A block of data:
— Begin —

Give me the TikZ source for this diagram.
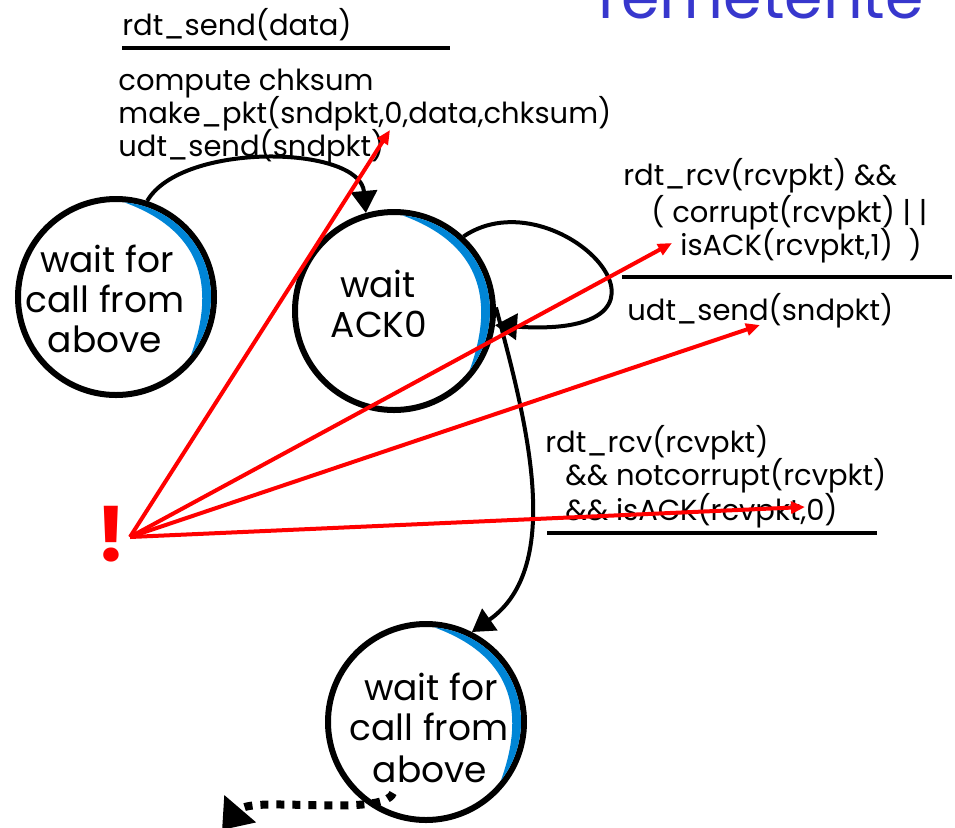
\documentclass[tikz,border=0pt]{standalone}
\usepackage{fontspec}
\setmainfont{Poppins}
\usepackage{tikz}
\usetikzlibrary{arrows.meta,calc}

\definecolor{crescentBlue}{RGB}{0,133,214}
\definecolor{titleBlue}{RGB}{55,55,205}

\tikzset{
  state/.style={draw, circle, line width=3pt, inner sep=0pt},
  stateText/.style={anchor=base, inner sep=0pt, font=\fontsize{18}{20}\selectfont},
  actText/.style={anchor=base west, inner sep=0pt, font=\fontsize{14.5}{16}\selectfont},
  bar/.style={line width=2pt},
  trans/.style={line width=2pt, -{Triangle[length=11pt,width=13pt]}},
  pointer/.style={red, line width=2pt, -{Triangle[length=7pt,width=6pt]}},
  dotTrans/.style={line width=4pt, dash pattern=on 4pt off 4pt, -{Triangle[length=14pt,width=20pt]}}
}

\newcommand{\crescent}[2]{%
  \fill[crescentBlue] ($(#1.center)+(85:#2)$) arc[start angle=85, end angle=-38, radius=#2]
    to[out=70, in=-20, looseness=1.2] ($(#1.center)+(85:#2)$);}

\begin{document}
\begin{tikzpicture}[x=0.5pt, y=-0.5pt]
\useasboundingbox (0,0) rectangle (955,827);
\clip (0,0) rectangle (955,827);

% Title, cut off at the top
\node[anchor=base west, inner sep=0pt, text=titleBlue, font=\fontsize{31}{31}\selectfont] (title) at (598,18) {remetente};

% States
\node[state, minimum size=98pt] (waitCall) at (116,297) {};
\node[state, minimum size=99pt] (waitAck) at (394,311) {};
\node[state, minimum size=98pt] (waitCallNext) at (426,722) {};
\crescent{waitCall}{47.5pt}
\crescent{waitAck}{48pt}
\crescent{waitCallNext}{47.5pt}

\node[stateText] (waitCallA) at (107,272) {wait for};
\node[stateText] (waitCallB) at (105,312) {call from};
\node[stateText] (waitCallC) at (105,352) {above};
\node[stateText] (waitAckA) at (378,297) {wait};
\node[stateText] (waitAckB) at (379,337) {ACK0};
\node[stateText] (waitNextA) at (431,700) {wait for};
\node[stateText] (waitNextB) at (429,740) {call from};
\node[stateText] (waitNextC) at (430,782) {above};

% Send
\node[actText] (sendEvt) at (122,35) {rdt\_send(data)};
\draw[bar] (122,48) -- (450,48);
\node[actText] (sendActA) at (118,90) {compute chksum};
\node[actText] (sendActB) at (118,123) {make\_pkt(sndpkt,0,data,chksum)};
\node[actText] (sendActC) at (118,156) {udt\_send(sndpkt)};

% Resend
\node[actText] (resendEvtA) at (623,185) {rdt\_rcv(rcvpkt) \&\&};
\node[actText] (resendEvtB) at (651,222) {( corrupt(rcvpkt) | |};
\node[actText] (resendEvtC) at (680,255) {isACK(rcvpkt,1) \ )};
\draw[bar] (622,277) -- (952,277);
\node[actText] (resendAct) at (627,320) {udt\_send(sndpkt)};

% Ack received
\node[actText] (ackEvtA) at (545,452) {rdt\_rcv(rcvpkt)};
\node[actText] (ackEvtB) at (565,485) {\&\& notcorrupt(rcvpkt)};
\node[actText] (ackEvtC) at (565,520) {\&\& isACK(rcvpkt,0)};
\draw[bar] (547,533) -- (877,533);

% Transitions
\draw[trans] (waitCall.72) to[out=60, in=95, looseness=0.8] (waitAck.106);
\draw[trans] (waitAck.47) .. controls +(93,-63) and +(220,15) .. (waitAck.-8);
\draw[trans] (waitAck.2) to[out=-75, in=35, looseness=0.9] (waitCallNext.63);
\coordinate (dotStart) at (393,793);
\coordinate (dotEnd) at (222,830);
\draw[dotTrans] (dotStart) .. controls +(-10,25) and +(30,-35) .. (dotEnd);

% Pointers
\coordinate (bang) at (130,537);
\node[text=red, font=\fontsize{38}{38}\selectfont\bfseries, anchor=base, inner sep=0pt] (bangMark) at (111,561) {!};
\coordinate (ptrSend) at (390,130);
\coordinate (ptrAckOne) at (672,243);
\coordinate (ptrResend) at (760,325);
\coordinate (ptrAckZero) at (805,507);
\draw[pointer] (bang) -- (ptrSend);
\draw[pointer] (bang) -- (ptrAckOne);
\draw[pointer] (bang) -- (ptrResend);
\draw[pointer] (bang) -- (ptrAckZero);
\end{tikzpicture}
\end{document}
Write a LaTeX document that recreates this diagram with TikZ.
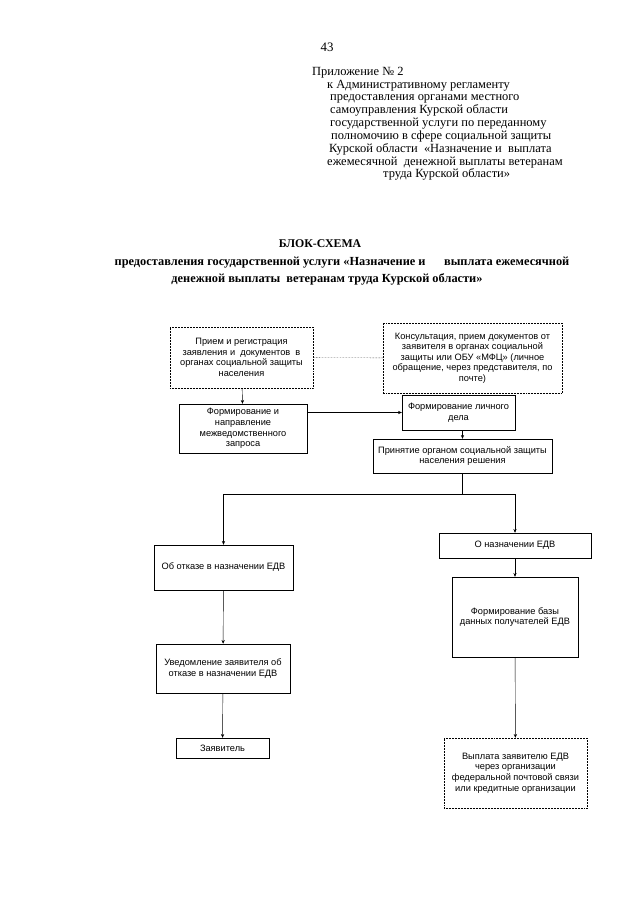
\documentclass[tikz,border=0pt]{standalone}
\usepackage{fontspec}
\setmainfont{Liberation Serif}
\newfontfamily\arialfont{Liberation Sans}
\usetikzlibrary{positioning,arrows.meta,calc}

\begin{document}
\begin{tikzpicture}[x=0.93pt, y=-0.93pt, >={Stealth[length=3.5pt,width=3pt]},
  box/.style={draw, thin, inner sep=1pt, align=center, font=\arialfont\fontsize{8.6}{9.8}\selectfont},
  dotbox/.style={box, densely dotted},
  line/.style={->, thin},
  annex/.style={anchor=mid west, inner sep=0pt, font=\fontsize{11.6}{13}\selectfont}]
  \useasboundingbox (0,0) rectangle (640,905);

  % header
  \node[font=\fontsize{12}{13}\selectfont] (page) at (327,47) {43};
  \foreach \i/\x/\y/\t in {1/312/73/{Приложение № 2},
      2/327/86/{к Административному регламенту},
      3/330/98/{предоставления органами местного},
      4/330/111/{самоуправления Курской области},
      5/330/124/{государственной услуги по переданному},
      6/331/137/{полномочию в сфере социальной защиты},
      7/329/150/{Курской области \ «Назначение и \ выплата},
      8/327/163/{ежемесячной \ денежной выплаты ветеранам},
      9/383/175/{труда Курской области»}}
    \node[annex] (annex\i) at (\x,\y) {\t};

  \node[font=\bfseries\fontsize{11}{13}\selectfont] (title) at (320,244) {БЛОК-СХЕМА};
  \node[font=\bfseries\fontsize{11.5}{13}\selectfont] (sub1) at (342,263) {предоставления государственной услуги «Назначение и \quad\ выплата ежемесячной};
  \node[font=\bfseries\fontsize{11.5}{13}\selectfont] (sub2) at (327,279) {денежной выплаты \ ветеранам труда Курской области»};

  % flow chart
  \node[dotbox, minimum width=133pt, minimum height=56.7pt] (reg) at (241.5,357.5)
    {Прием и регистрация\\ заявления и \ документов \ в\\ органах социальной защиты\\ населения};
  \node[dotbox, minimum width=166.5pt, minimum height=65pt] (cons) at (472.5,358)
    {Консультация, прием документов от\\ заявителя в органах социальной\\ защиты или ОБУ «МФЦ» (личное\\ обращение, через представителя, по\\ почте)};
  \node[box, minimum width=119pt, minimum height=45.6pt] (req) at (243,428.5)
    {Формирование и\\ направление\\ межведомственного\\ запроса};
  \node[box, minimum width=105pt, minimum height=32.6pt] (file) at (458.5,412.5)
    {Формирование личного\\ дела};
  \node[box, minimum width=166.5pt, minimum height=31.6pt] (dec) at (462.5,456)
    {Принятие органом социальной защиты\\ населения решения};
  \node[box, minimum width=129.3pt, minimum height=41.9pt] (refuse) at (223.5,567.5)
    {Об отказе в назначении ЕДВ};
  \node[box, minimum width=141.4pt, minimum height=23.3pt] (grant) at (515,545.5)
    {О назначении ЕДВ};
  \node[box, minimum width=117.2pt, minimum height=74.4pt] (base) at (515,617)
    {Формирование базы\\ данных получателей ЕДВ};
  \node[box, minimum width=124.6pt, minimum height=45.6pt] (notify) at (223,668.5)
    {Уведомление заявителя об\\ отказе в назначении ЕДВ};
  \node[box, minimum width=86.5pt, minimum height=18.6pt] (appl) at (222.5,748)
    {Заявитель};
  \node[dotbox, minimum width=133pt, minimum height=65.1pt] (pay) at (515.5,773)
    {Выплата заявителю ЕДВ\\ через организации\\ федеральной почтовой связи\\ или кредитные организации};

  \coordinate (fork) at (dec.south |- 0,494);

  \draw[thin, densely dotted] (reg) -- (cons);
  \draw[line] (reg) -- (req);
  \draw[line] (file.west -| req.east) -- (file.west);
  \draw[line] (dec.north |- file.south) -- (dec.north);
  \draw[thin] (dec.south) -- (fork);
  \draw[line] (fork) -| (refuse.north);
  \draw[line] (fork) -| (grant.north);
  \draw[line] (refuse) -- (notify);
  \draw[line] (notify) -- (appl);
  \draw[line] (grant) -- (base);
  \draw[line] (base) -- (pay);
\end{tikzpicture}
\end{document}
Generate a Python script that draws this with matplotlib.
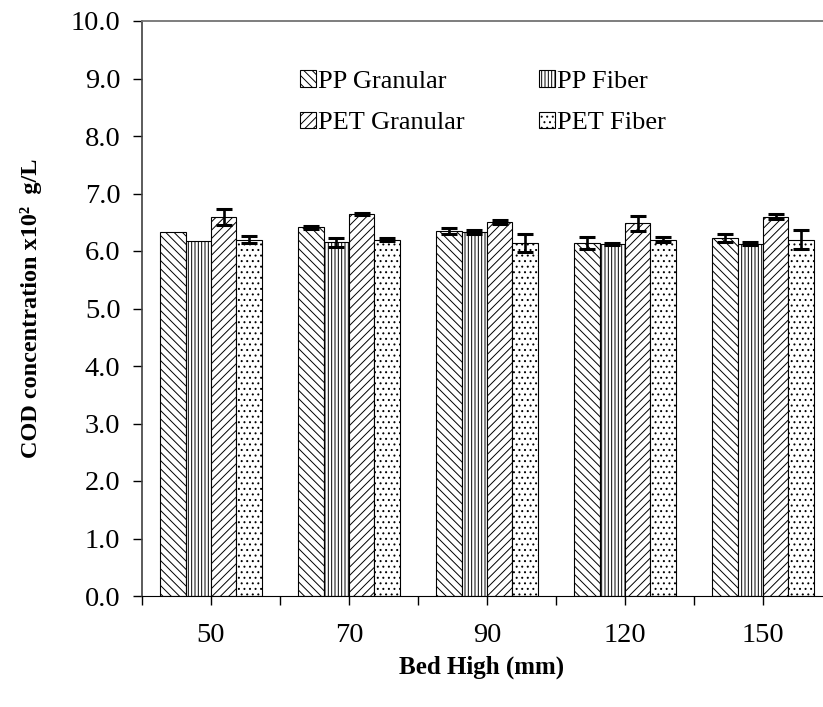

— End —

__WHAT IS BEING ASKED__
From the line containing "Write a LaTeX" through the line containing "(annex\i) at (\x,\y)", copy every line above exactly, without pictures.

__THE REPLY__
Write a LaTeX document that recreates this diagram with TikZ.
\documentclass[tikz,border=0pt]{standalone}
\usepackage{fontspec}
\setmainfont{Liberation Serif}
\newfontfamily\arialfont{Liberation Sans}
\usetikzlibrary{positioning,arrows.meta,calc}

\begin{document}
\begin{tikzpicture}[x=0.93pt, y=-0.93pt, >={Stealth[length=3.5pt,width=3pt]},
  box/.style={draw, thin, inner sep=1pt, align=center, font=\arialfont\fontsize{8.6}{9.8}\selectfont},
  dotbox/.style={box, densely dotted},
  line/.style={->, thin},
  annex/.style={anchor=mid west, inner sep=0pt, font=\fontsize{11.6}{13}\selectfont}]
  \useasboundingbox (0,0) rectangle (640,905);

  % header
  \node[font=\fontsize{12}{13}\selectfont] (page) at (327,47) {43};
  \foreach \i/\x/\y/\t in {1/312/73/{Приложение № 2},
      2/327/86/{к Административному регламенту},
      3/330/98/{предоставления органами местного},
      4/330/111/{самоуправления Курской области},
      5/330/124/{государственной услуги по переданному},
      6/331/137/{полномочию в сфере социальной защиты},
      7/329/150/{Курской области \ «Назначение и \ выплата},
      8/327/163/{ежемесячной \ денежной выплаты ветеранам},
      9/383/175/{труда Курской области»}}
    \node[annex] (annex\i) at (\x,\y) {\t};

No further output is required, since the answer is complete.